I have joined Jeff Goin’s 7-day writing challenge because I thought it was a good time to take stock of why I paint and do what I am doing, and to improve on my writing. Day 1 was writing my manifesto, Day 2 was creating a lead magnet and mine was my free e-book, “You Are Creative”. Day 3 (today) is making a statement (more controversial the better) and picking a fight. I don’t think I have succeeded in picking a fight but this issue of the devaluing of art has been annoying me.
Something has been gnawing at me for months now. I first encountered it when I set about writing my business plan. Then, I met it again when I was approached for my first commission. I had a face-off with it when I was developing a new product for my shop. Every single time I read an article about it, it slaps me in the face.
I am talking about the shrinking figure the everyday person is willing to pay for quality artwork. I am talking about self-doubting artists who undersell themselves. I am talking about the devaluing of art.
For many artists who have been in the art scene longer than I have, this is old news. For me, this is all very new. Prior to opening my Etsy shop six weeks ago, I never really gave it much thought because I only ever painted for friends and family and I did it all for free. But now that I have to put a dollar figure against my work, I have to confront it.
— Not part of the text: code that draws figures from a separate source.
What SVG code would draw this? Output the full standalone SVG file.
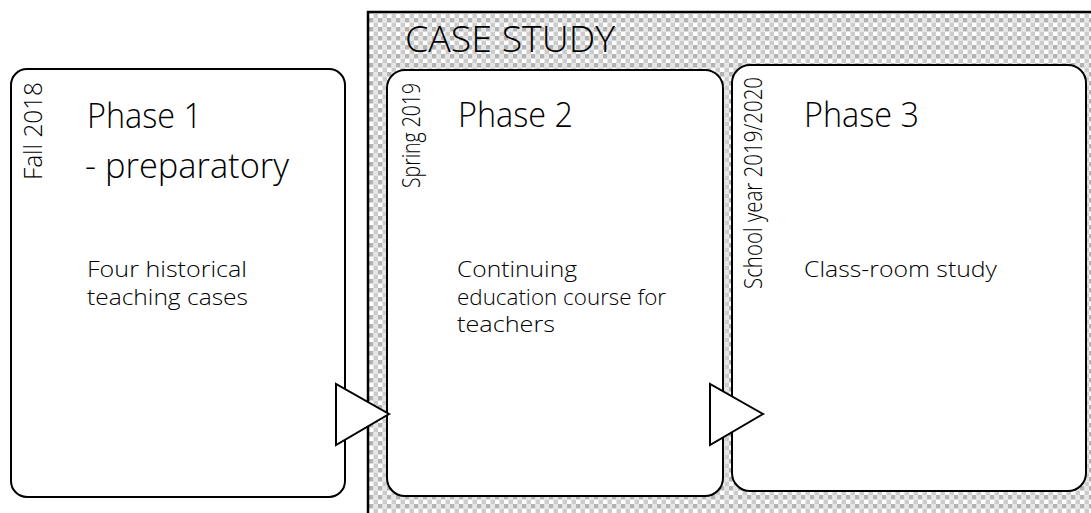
<svg xmlns="http://www.w3.org/2000/svg" width="1091" height="513" viewBox="0 0 1091 513">
<defs>
<pattern id="chk" x="0" y="0" width="9" height="9" patternUnits="userSpaceOnUse">
<rect width="9" height="9" fill="#ffffff"/>
<rect x="0" y="0" width="4.5" height="4.5" fill="#b3b3b3"/>
<rect x="4.5" y="4.5" width="4.5" height="4.5" fill="#cccccc"/>
<rect x="4.5" y="0" width="4.5" height="4.5" fill="#e6e6e6"/>
</pattern>
<style>
.box{fill:#ffffff;stroke:#000000;stroke-width:2}
.tri{fill:#ffffff;stroke:#000000;stroke-width:2;stroke-linejoin:miter}
text{font-family:"Open Sans","Liberation Sans",sans-serif;font-weight:300;fill:#000000}
.big{font-size:34px}
.body{font-size:22px}
.side{font-size:25px}
.title{font-size:37px}
</style>
</defs>
<rect width="1091" height="513" fill="#ffffff"/>
<g id="case-study">
<rect x="368" y="12" width="740" height="520" fill="url(#chk)" stroke="#000000" stroke-width="2.5"/>
<text class="title" x="405" y="52" textLength="210" lengthAdjust="spacingAndGlyphs">CASE STUDY</text>
</g>
<g id="phase1">
<rect class="box" x="11" y="69" width="334" height="428" rx="16" ry="16"/>
<text class="side" transform="translate(42,82) rotate(-90)" text-anchor="end" textLength="98" lengthAdjust="spacingAndGlyphs">Fall 2018</text>
<text class="big" x="87" y="128" textLength="115" lengthAdjust="spacingAndGlyphs">Phase 1</text>
<text class="big" x="85" y="178" textLength="204" lengthAdjust="spacingAndGlyphs">- preparatory</text>
<text class="body" x="87" y="277" textLength="160" lengthAdjust="spacingAndGlyphs">Four historical</text>
<text class="body" x="87" y="305" textLength="161" lengthAdjust="spacingAndGlyphs">teaching cases</text>
</g>
<g id="phase2">
<rect class="box" x="387" y="70" width="336" height="426" rx="18" ry="18"/>
<text class="side" transform="translate(420,83) rotate(-90)" text-anchor="end" textLength="105" lengthAdjust="spacingAndGlyphs">Spring 2019</text>
<text class="big" x="458" y="127" textLength="115" lengthAdjust="spacingAndGlyphs">Phase 2</text>
<text class="body" x="457" y="277" textLength="120" lengthAdjust="spacingAndGlyphs">Continuing</text>
<text class="body" x="457" y="305" textLength="209" lengthAdjust="spacingAndGlyphs">education course for</text>
<text class="body" x="457" y="332" textLength="98" lengthAdjust="spacingAndGlyphs">teachers</text>
</g>
<g id="phase3">
<rect class="box" x="732" y="65" width="354" height="426" rx="18" ry="18"/>
<text class="side" transform="translate(762,77) rotate(-90)" text-anchor="end" textLength="212" lengthAdjust="spacingAndGlyphs">School year 2019/2020</text>
<text class="big" x="804" y="127" textLength="115" lengthAdjust="spacingAndGlyphs">Phase 3</text>
<text class="body" x="804" y="277" textLength="193" lengthAdjust="spacingAndGlyphs">Class-room study</text>
</g>
<g id="connectors">
<polygon class="tri" points="336,384 336,445 389,414"/>
<polygon class="tri" points="710,384 710,445 763,414"/>
</g>
</svg>
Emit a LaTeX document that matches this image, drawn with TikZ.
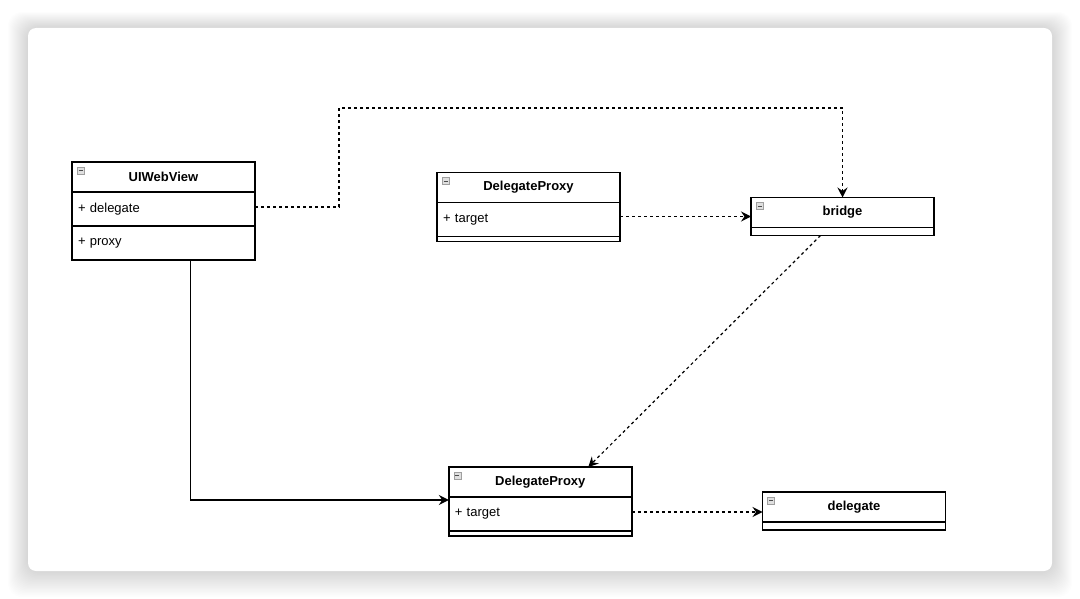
\documentclass[tikz,border=0pt]{standalone}
\usepackage{fontspec}
\setmainfont{Liberation Sans}
\usetikzlibrary{calc,arrows.meta,positioning}

\begin{document}
\begin{tikzpicture}[x=1pt,y=-1pt,inner sep=0pt,outer sep=0pt]
      % Styles
      \tikzset{classhead/.style={draw,line width=1.4pt,minimum width=183pt,minimum height=30pt,font=\bfseries\fontsize{13}{15}\selectfont},
               classrow/.style={draw,line width=1.4pt,minimum width=183pt,minimum height=34pt,text width=171pt,align=left,font=\fontsize{13}{15}\selectfont},
               classfoot/.style={draw,line width=1.4pt,minimum width=183pt,minimum height=#1},
               classfoot/.default=5pt,
               minusicon/.style={draw=gray!75,fill=gray!25,line width=0.5pt,minimum size=7pt,
                 path picture={\draw[gray!60!black,line width=0.9pt] ([xshift=1.5pt]path picture bounding box.west) -- ([xshift=-1.5pt]path picture bounding box.east);}},
               tip/.style={-{Stealth[length=10pt,width=10pt,inset=3.5pt]}},
               link/.style={tip,line width=1.2pt,dash pattern=on 3pt off 3pt},
               solidlink/.style={tip,line width=1.2pt}}

      % Page, shadow and card
      \useasboundingbox (0,0) rectangle (1080,599);
      \fill[white] (0,0) rectangle (1080,599);
      \foreach \i in {1,...,20}
        \fill[black,opacity=0.008,rounded corners=14pt] ($(28,28)+(-\i,-0.8*\i)$) rectangle ($(1052,571)+(\i,1.3*\i)$);
      \fill[white,rounded corners=8pt] (28,28) rectangle (1052,571);

      % UIWebView
      \node[classhead] (webview) at (163.5,177) {UIWebView};
      \node[classrow,below=0pt of webview] (webview-delegate) {+ delegate};
      \node[classrow,below=0pt of webview-delegate] (webview-proxy) {+ proxy};
      \node[minusicon] (webview-icon) at ($(webview.north west)+(8.5,8.5)$) {};

      % DelegateProxy (top)
      \node[classhead] (proxytop) at (528.5,187.5) {DelegateProxy};
      \node[classrow,below=0pt of proxytop] (proxytop-target) {+ target};
      \node[classfoot,below=0pt of proxytop-target] (proxytop-foot) {};
      \node[minusicon] (proxytop-icon) at ($(proxytop.north west)+(8.5,8.5)$) {};

      % bridge
      \node[classhead] (bridge) at (842.5,212.5) {bridge};
      \node[classfoot=8pt,below=0pt of bridge] (bridge-foot) {};
      \node[minusicon] (bridge-icon) at ($(bridge.north west)+(8.5,8.5)$) {};

      % DelegateProxy (bottom)
      \node[classhead] (proxybot) at (540.3,482) {DelegateProxy};
      \node[classrow,below=0pt of proxybot] (proxybot-target) {+ target};
      \node[classfoot,below=0pt of proxybot-target] (proxybot-foot) {};
      \node[minusicon] (proxybot-icon) at ($(proxybot.north west)+(8.5,8.5)$) {};

      % delegate
      \node[classhead] (delegate) at (854,507) {delegate};
      \node[classfoot=8pt,below=0pt of delegate] (delegate-foot) {};
      \node[minusicon] (delegate-icon) at ($(delegate.north west)+(8.5,8.5)$) {};

      % Connectors
      \coordinate (bend) at (339,108);
      \draw[link] ([yshift=2pt]webview-delegate.east) -| (bend) -| (bridge.north);
      \draw[link] ([yshift=3pt]proxytop-target.east) -- ([yshift=3pt]proxytop-target.east -| bridge.west);
      \draw[link] ([xshift=-22pt]bridge-foot.south) -- ([xshift=48pt]proxybot.north);
      \draw[solidlink] ([xshift=27pt]webview-proxy.south) |- ([yshift=-3pt]proxybot-target.north west);
      \draw[link] ([yshift=2pt]proxybot-target.east) -- ([yshift=2pt]proxybot-target.east -| delegate.west);
    \end{tikzpicture}
\end{document}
I believe there are two factors at play here. The first is an external one. There is a perception that good quality art can be got for free or cheap. This could be due to knock offs and mass produced prints, which to be completely honest, look pretty good. You can now have a quick fix and freshen up your rooms with a purchase from Kmart, why spend the money on an expensive piece of art? Home improvement TV programs sing this song the loudest. You can do it yourself by splashing some paint and voila, art for your wall!
The second factor is an internal one. I believe, the bigger factor at play. With the rise of direct sales between artist and client, artists are setting their own prices instead of galleries. This is a good and bad thing. Artists have more control of their pricing than ever before with no middle man taking a huge cut. However, this also means that artists need to be well versed in the appraisal of their own work. This is where it breaks down. Many artist I know are riddled with self-doubt, me included. We question if our work is good enough. We undersell ourselves, sabotaging our success and in the long term, our art.
A fellow artist friend recently gave me a new perspective on this issue. Many would willingly part with $200 for a visit to a reputable hairdresser. The look will last at a stretch, eight weeks. $200 for a fleeting look. How much more should long lasting good quality art be valued at?
So I’m making a stand for myself and for my fellow artist friends. I will choose to value my work by not underselling myself. Will you stand with me? Will you join me in promising not to undersell yourself for your sake and the sake of the wider art community?